Was sich laut Walburgs Inszenierung zeitübergreifend ähnelt, sind daraus folgende Radikalisierungen. Wobei die muntere Beweisführung geradezu schwebend leicht im Kabarettton daherkommt. Ohne an Eindringlichkeit zu verlieren. Etwa wenn ein Kirchenvertreter während eines Disputs über christliche Werte gefragt wird: „Warum haben sie ihren Gläubigern nicht den Krieg verboten?“ Oder wenn Radaubrüder einen gewissen Hitler als großen Auskenner und Allesveränderer loben: „Köpfe werden rollen.“
Und erst recht, wenn eine zauberkomische Liebesgeschichte anhebt. Ludwig lernt bei einem Nebenjob in der Psychiatrie die schizophrene Geneviève als Isabelle (Caroline Haupt) kennen, die in ihrer Weltentrücktheit mit ganz eigener philosophischen Praxis experimentiert, das Leben zu verstehen. Ihre Verrücktheit wirkt hellsichtig in der irrsinnigen Zeit.
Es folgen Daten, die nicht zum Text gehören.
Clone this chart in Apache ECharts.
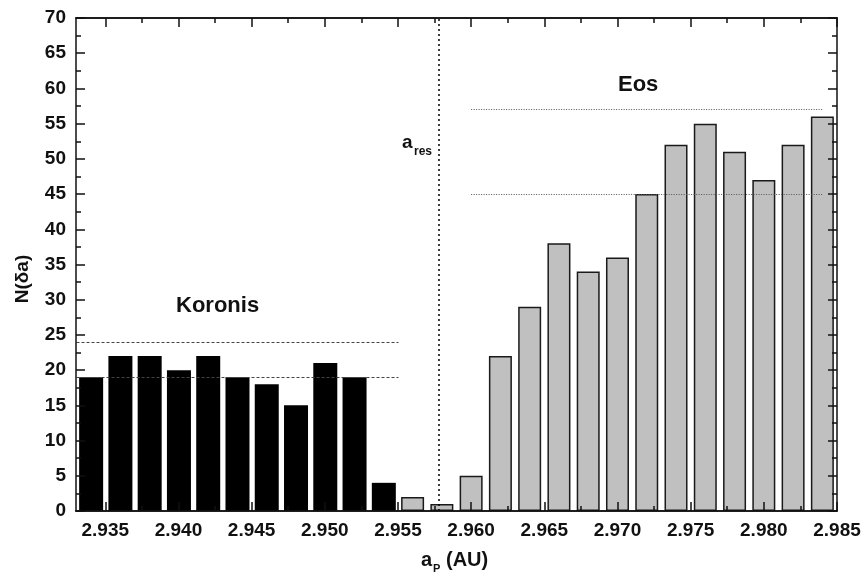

Wie Walburg aus solch eindringlichen Episoden ein Sittenbild webt, passt prima in die Konzertmuschel, weil das Ensemble so großartig aufeinander eingestimmt agiert, wie virtuose Musiker eines höchst inspirierten Sinfonieorchesters. Wer sich auf die komödiantisch bittere Kulinarik dieses Schauspielabends einlässt, wird unweigerlich mit dem politisch klar positionierten und dementsprechend effektvoll pointierenden Walburg-Theater konfrontiert. Ein Abschiedspräsent mit feinstem Widerstandsgeist.
Sa, 15. 9., 19.30 Uhr, Schaupiel Hannover. Weitere Aufführungen: 30. 9., 10./19./30. 10.